6. Naar het oordeel van de rechtbank blijkt uit de tekst van het besluit van 14 juni 2011 en de twee brieven van eisers van 29 april 2011 en 30 mei 2011 dat verweerder zich in dit geval niet op het standpunt kan stellen dat er geen aanleiding was om de beoordeling van de verlengingsaanvragen te beperken tot het oorspronkelijke verblijfsdoel van de vergunningen (respectievelijk medische behandeling en verblijf bij [naam echtgenoot]). Gelet op de in de brieven aangevoerde feiten en omstandigheden heeft verweerder zich te formalistisch opgesteld door van eisers te verlangen dat ze een nieuwe aanvraag indienen. Immers, onder verwijzing naar rechtspraak van de Afdeling bestuursrechtspraak van de Raad van State (onder meer de uitspraak van 20 februari 2008, 200706668/1, LJN: BC5889), overweegt de rechtbank dat uit de wettelijke bepalingen niet volgt dat een vreemdeling bij zijn aanvraag, behalve het specifieke verblijfsdoel, ook de beperking dient op te geven. Het is aan verweerder om naar aanleiding van het opgegeven specifieke verblijfsdoel te bepalen welke aan de verblijfsvergunning te verbinden beperking van toepassing is. In dit geval was er, gelet op hetgeen eisers ter toelichting van hun aanvraag hebben aangevoerd, genoeg aanleiding om de aandacht niet te beperken tot het (oorspronkelijk) gevraagde verblijfsdoel. Hiervoor bestond te meer reden, nu eisers te kennen hadden gegeven dat zij overleg wensten met verweerder.
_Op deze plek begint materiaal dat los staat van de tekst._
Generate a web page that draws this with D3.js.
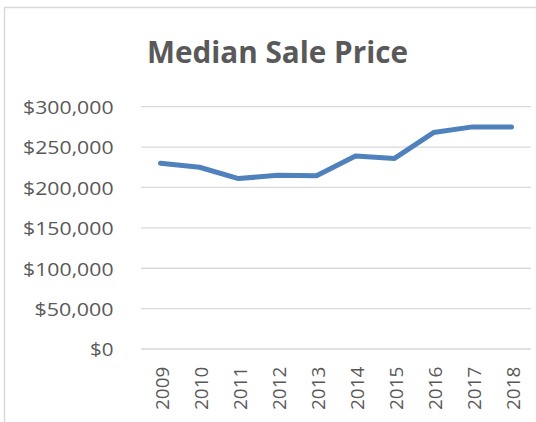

7. Het voorgaande leidt de rechtbank tot de conclusie dat verweerder heeft gehandeld in strijd met artikel 3:2, artikel 7:2 en artikel 7:12 van de Algemene wet bestuursrecht.
8. Het beroep is gegrond en het bestreden besluit zal worden vernietigd. De rechtbank ziet geen aanleiding zelf in de zaak te voorzien gelet op de beleidsvrijheid die verweerder heeft bij de beoordeling van een aanvraag tot verlening van een verblijfsvergunning op grond van artikel 3.4, derde lid, van het Vreemdelingenbesluit 2000. Verweerder zal daarom een nieuw besluit moeten nemen met inachtneming van deze uitspraak.
9. De rechtbank veroordeelt verweerder in de door eisers gemaakte proceskosten. Deze kosten stelt de rechtbank op grond van het Besluit proceskosten bestuursrecht voor de door een derde beroepsmatig verleende rechtsbijstand vast op € 944,00 (1 punt voor het indienen van het beroepschrift, 1 punt voor het verschijnen ter zitting, met een waarde per punt van
€ 472,00 en een wegingsfactor 1). Verweerder dient het griffierecht voor het beroep te vergoeden.
Beslissing
De rechtbank:
- verklaart het beroep gegrond;
- vernietigt het bestreden besluit;
- veroordeelt verweerder in de proceskosten tot een bedrag van € 944,00 (negenhonderdvierenveertig euro), te betalen aan eisers;
- draagt verweerder op het door eisers betaalde griffierecht, € 152,00 (honderdtweeënvijftig euro), aan eisers te vergoeden;
Deze uitspraak is gedaan door mr. B.F.Th. de Roos, rechter, in aanwezigheid van
mr. J. Loonstra, griffier. De beslissing is in het openbaar uitgesproken op 21 februari 2013.
Afschrift verzonden aan partijen op: 21 februari 2013
Rechtsmiddel
Tegen deze uitspraak kan binnen vier weken na de dag van verzending daarvan hoger beroep worden ingesteld bij de Afdeling bestuursrechtspraak van de Raad van State.